* [WHAT YOU SHOULD DO]:
Only the lines from the top of the records below through the line containing "ys = alt.Scale(domain=[0, 2500], nice=False)" should be printed, exactly and without pictures.

_ _ _ _ _ _ _

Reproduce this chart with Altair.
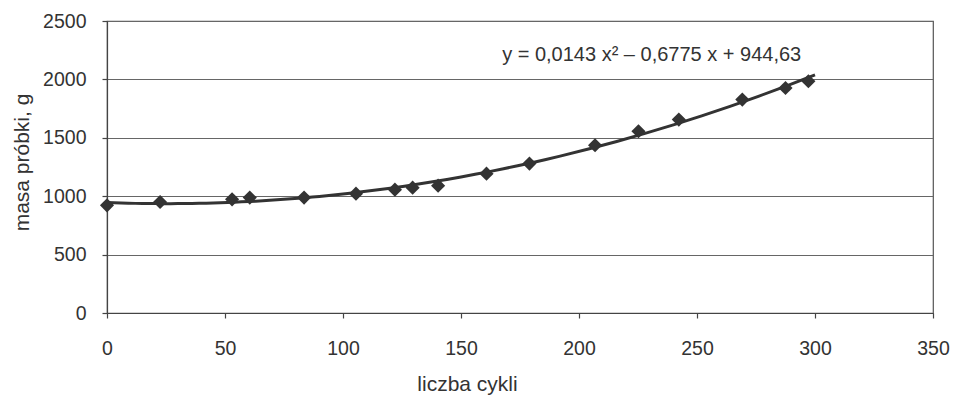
import altair as alt
import pandas as pd

# data
cycles = [0, 22.5, 53, 60.5, 83.5, 105.5, 122, 129.5, 140.3, 160.8, 179, 206.8, 225.2, 242.3, 269.2, 287.5, 297.2]
mass = [922, 950, 973, 988, 988, 1022, 1056, 1073, 1090, 1193, 1279, 1436, 1556, 1656, 1827, 1926, 1984]

x_ticks = [0, 50, 100, 150, 200, 250, 300, 350]
y_ticks = [0, 500, 1000, 1500, 2000, 2500]

equation_text = ["y = 0,0143 x\u00b2 \u2013 0,6775 x + 944,63"]
equation_pos_x = [230.8]
equation_pos_y = [2206]

df = pd.DataFrame({"x": cycles, "y": mass})
eq = pd.DataFrame({"x": equation_pos_x, "y": equation_pos_y, "t": equation_text})

FONT = "Liberation Sans"
INK = "#333333"

xs = alt.Scale(domain=[0, 350], nice=False)
ys = alt.Scale(domain=[0, 2500], nice=False)

x_enc = alt.X("x:Q", scale=xs, axis=alt.Axis(
    values=x_ticks, title="liczba cykli", grid=False, format="d", labelFlush=False,
    titleX=360, titleY=77, titleBaseline="alphabetic", titleAnchor="start", titleAlign="center",
    labelPadding=21, tickSize=5,
))
y_enc = alt.Y("y:Q", scale=ys, axis=alt.Axis(
    values=y_ticks, title="masa próbki, g", grid=True, format="d", labelFlush=False,
    titleX=-79, titleY=141, titleBaseline="alphabetic", titleAlign="center", titleAngle=-90,
    labelPadding=16, tickSize=5,
))

trend = alt.Chart(df).transform_regression(
    "x", "y", method="poly", order=2, extent=[0, 300]
).mark_line(color=INK, strokeWidth=3).encode(x=x_enc, y=y_enc)

pts = alt.Chart(df).mark_point(
    shape="diamond", filled=True, size=200, color=INK, opacity=1
).encode(x=alt.X("x:Q", scale=xs), y=alt.Y("y:Q", scale=ys))

label = alt.Chart(eq).mark_text(
    font=FONT, fontSize=20, color=INK, align="center", baseline="middle"
).encode(x=alt.X("x:Q", scale=xs), y=alt.Y("y:Q", scale=ys), text="t:N")

chart = alt.layer(trend, pts, label).properties(
    width=826, height=292,
    padding={"left": 99, "top": 13, "right": 19, "bottom": 82},
    autosize=alt.AutoSizeParams(type="none"),
    background="white",
).configure_axis(
    labelFont=FONT, labelFontSize=19.5, labelColor=INK,
    titleFont=FONT, titleFontSize=21, titleColor=INK, titleFontWeight="normal",
    domainColor="#444444", domainWidth=1.2, tickColor="#444444", tickWidth=1.2,
    gridColor="#666666", gridWidth=1.2,
).configure_view(stroke="#555555", strokeWidth=1.2)

chart.save("out.html", embed_options={"renderer": "svg", "actions": False})
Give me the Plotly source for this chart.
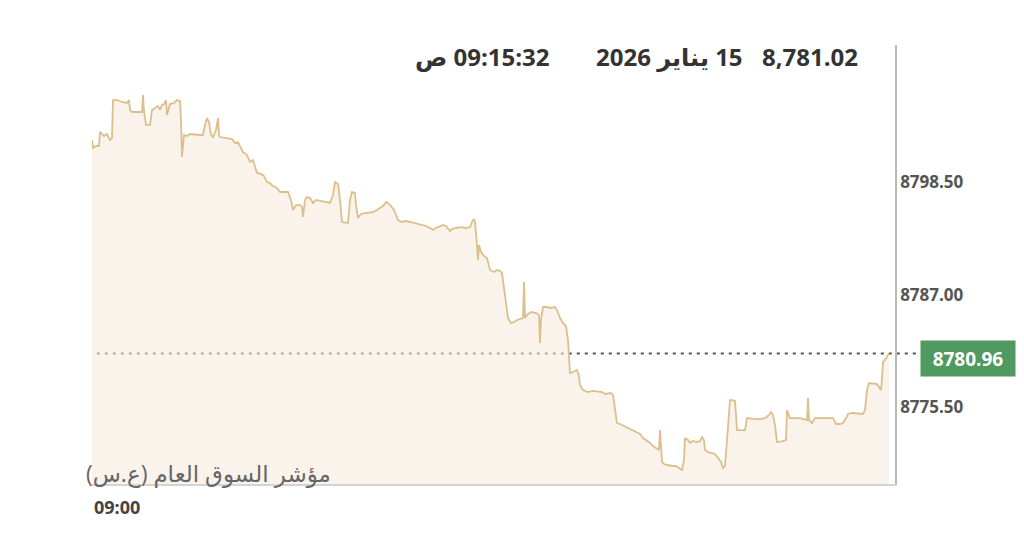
import plotly.graph_objects as go

# elapsed seconds since the session start label, and index level
elapsed_s = [
    0, 1, 4, 7, 8, 12, 15, 18, 20, 21,
    25, 30, 35, 37, 38, 40, 50, 51, 52, 54,
    58, 60, 63, 66, 68, 70, 72, 74, 75, 77,
    78, 82, 85, 88, 89, 90, 91, 92, 95, 98,
    108, 111, 113, 115, 117, 119, 121, 124, 126, 127,
    128, 136, 140, 143, 146, 149, 151, 155, 158, 161,
    163, 165, 169, 172, 175, 178, 181, 185, 188, 196,
    199, 201, 204, 208, 210, 211, 213, 215, 218, 221,
    224, 228, 233, 238, 241, 243, 246, 248, 250, 256,
    258, 260, 263, 264, 266, 269, 273, 281, 285, 288,
    291, 294, 296, 299, 302, 304, 306, 310, 314, 318,
    322, 326, 330, 334, 338, 341, 344, 348, 351, 354,
    356, 358, 360, 363, 370, 374, 378, 380, 382, 383,
    385, 386, 387, 389, 392, 395, 398, 402, 405, 408,
    410, 412, 414, 416, 419, 422, 425, 431, 432, 433,
    436, 440, 444, 447, 448, 449, 451, 455, 459, 463,
    465, 468, 471, 474, 476, 477, 478, 481, 485, 487,
    488, 491, 496, 501, 510, 513, 519, 521, 523, 525,
    528, 532, 536, 540, 544, 548, 551, 554, 558, 561,
    564, 567, 568, 569, 570, 572, 575, 581, 584, 587,
    590, 592, 593, 596, 598, 601, 605, 608, 610, 612,
    613, 616, 620, 623, 626, 629, 631, 633, 635, 637,
    638, 640, 643, 644, 645, 653, 655, 663, 668, 673,
    677, 679, 681, 683, 685, 691, 694, 695, 698, 708,
    713, 715, 716, 717, 720, 723, 741, 744, 748, 751,
    754, 756, 760, 771, 773, 775, 777, 785, 787, 789,
    790, 791, 793, 797,
]

index_values = [
    8802.87, 8802.04, 8802.25, 8802.25, 8803.69, 8803.28, 8803.48, 8802.87, 8803.07, 8806.97,
    8806.97, 8806.77, 8806.66, 8806.97, 8805.95, 8805.74, 8805.74, 8807.49, 8805.74, 8804.41,
    8804.41, 8805.95, 8806.15, 8806.36, 8805.95, 8806.46, 8806.56, 8806.97, 8805.43, 8806.15,
    8806.56, 8806.66, 8806.97, 8806.87, 8804.92, 8801.12, 8802.87, 8803.38, 8803.28, 8803.48,
    8803.38, 8803.38, 8804.41, 8805.12, 8804.71, 8803.38, 8803.17, 8803.89, 8805.12, 8803.38,
    8803.17, 8803.07, 8802.97, 8802.56, 8802.66, 8802.04, 8801.63, 8801.33, 8800.61, 8800.81,
    8800.20, 8799.48, 8799.38, 8799.17, 8798.55, 8798.45, 8798.14, 8797.94, 8797.53, 8797.53,
    8796.71, 8795.68, 8796.19, 8796.19, 8795.99, 8794.96, 8796.71, 8797.01, 8796.91, 8796.40,
    8796.71, 8796.60, 8796.50, 8796.40, 8797.22, 8798.55, 8798.35, 8796.71, 8794.45, 8794.34,
    8796.71, 8797.53, 8797.42, 8796.19, 8794.86, 8795.27, 8795.37, 8795.47, 8795.68, 8795.88,
    8796.09, 8796.50, 8796.40, 8796.09, 8795.68, 8795.17, 8794.65, 8794.45, 8794.55, 8794.45,
    8794.34, 8794.24, 8794.14, 8794.04, 8793.83, 8793.63, 8793.83, 8794.04, 8794.14, 8794.04,
    8793.83, 8793.52, 8793.73, 8793.83, 8793.93, 8793.83, 8793.93, 8794.45, 8794.76, 8794.45,
    8792.09, 8790.55, 8792.09, 8791.37, 8790.96, 8790.75, 8789.52, 8789.31, 8789.52, 8789.42,
    8789.21, 8787.47, 8785.93, 8784.59, 8784.08, 8784.18, 8784.39, 8784.59, 8788.29, 8784.59,
    8785.00, 8785.21, 8785.10, 8784.90, 8782.02, 8784.39, 8785.72, 8785.72, 8785.62, 8785.72,
    8785.41, 8784.59, 8784.08, 8783.77, 8782.33, 8779.77, 8778.94, 8779.05, 8779.25, 8778.64,
    8777.71, 8777.20, 8776.99, 8777.10, 8776.99, 8776.79, 8776.89, 8776.69, 8775.15, 8773.81,
    8773.71, 8773.50, 8773.30, 8773.09, 8772.89, 8772.68, 8772.27, 8772.07, 8771.76, 8771.45,
    8771.24, 8771.04, 8773.09, 8771.04, 8769.81, 8769.60, 8769.50, 8769.40, 8769.40, 8769.19,
    8768.99, 8770.01, 8772.27, 8772.07, 8771.76, 8771.96, 8771.86, 8771.96, 8772.37, 8772.07,
    8771.04, 8770.83, 8770.73, 8770.63, 8770.22, 8769.81, 8769.19, 8769.40, 8772.07, 8775.15,
    8776.17, 8776.17, 8776.07, 8774.63, 8773.09, 8773.09, 8774.32, 8774.22, 8774.22, 8774.32,
    8774.63, 8774.94, 8774.63, 8773.61, 8771.86, 8771.96, 8772.07, 8775.15, 8774.32, 8774.32,
    8774.22, 8774.12, 8776.38, 8774.12, 8773.81, 8774.32, 8774.32, 8773.71, 8773.71, 8773.81,
    8774.32, 8774.74, 8774.84, 8774.74, 8775.15, 8777.20, 8777.92, 8777.81, 8777.51, 8777.20,
    8778.43, 8780.07, 8780.28, 8780.96,
]

last_price = 8780.96
y_ticks = [8775.50, 8787.00, 8798.50]
header_price = "8,781.02"
header_date = "15 يناير 2026"
header_time = "09:15:32 ص"
index_name = "مؤشر السوق العام (ع.س)"
start_label = "09:00"

RLE, PDF = "\u202B", "\u202C"

fig = go.Figure()
fig.add_trace(go.Scatter(
    x=elapsed_s, y=index_values, mode="lines",
    line=dict(color="#ddbf8c", width=1.8),
    fill="tozeroy", fillcolor="rgba(245,235,222,0.6)",
    hoverinfo="skip", showlegend=False,
))

fig.add_shape(type="line", xref="paper", yref="y",
              x0=0.006, x1=1.031, y0=last_price, y1=last_price,
              line=dict(color="#555555", width=2, dash="3px,5px"), layer="below")

font_ui = "Open Sans, DejaVu Sans, sans-serif"

fig.add_annotation(text=f"<b>{last_price:.2f}</b>", xref="paper", yref="y",
                   x=1.0909, y=last_price, xanchor="center", yanchor="middle",
                   yshift=-5, showarrow=False,
                   font=dict(color="white", size=19, family=font_ui),
                   bgcolor="#519a5f", width=90, height=31, borderpad=2)

hdr_font = dict(color="#333333", size=24, family=font_ui, weight="bold")
fig.add_annotation(text=header_price, xref="paper", yref="paper",
                   x=0.9564, y=0.9727, xanchor="right", yanchor="middle",
                   showarrow=False, font=hdr_font)
fig.add_annotation(text=f"{RLE}{header_date}{PDF}", xref="paper", yref="paper",
                   x=0.8132, y=0.9727, xanchor="right", yanchor="middle",
                   showarrow=False, font=hdr_font)
fig.add_annotation(text=f"{RLE}{header_time}{PDF}", xref="paper", yref="paper",
                   x=0.5729, y=0.9727, xanchor="right", yanchor="middle",
                   showarrow=False, font=hdr_font)

fig.add_annotation(text=f"{RLE}{index_name}{PDF}", xref="paper", yref="paper",
                   x=0.3001, y=0.0251, xanchor="right", yanchor="middle",
                   showarrow=False, font=dict(color="#666666", size=23, family=font_ui))
fig.add_annotation(text=start_label, xref="paper", yref="paper",
                   x=0.0, y=-0.0524, xanchor="left", yanchor="middle",
                   showarrow=False, font=dict(color="#444444", size=18, family=font_ui, weight="bold"))

fig.update_layout(
    width=1024, height=546,
    margin=dict(l=92, r=129, t=45, b=62),
    paper_bgcolor="white", plot_bgcolor="white",
    xaxis=dict(range=[0, 803], showgrid=False, zeroline=False, showticklabels=False,
               showline=True, linecolor="#d4d4d4", linewidth=1.5, fixedrange=True),
    yaxis=dict(range=[8767.55, 8812.62], side="right", tickvals=y_ticks, tickformat=".2f",
               showgrid=False, zeroline=False, ticks="", showline=True,
               linecolor="#b8b8b8", linewidth=1.5,
               tickfont=dict(color="#555555", size=17, family=font_ui, weight="bold"),
               fixedrange=True),
)

fig.write_html("out.html", config={"displayModeBar": False},
               post_script="document.body.style.margin='0';")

_ _ _ _ _ _ _

* [RESULT]:
Reproduce this chart with Altair.
import altair as alt
import pandas as pd

# data
cycles = [0, 22.5, 53, 60.5, 83.5, 105.5, 122, 129.5, 140.3, 160.8, 179, 206.8, 225.2, 242.3, 269.2, 287.5, 297.2]
mass = [922, 950, 973, 988, 988, 1022, 1056, 1073, 1090, 1193, 1279, 1436, 1556, 1656, 1827, 1926, 1984]

x_ticks = [0, 50, 100, 150, 200, 250, 300, 350]
y_ticks = [0, 500, 1000, 1500, 2000, 2500]

equation_text = ["y = 0,0143 x\u00b2 \u2013 0,6775 x + 944,63"]
equation_pos_x = [230.8]
equation_pos_y = [2206]

df = pd.DataFrame({"x": cycles, "y": mass})
eq = pd.DataFrame({"x": equation_pos_x, "y": equation_pos_y, "t": equation_text})

FONT = "Liberation Sans"
INK = "#333333"

xs = alt.Scale(domain=[0, 350], nice=False)
ys = alt.Scale(domain=[0, 2500], nice=False)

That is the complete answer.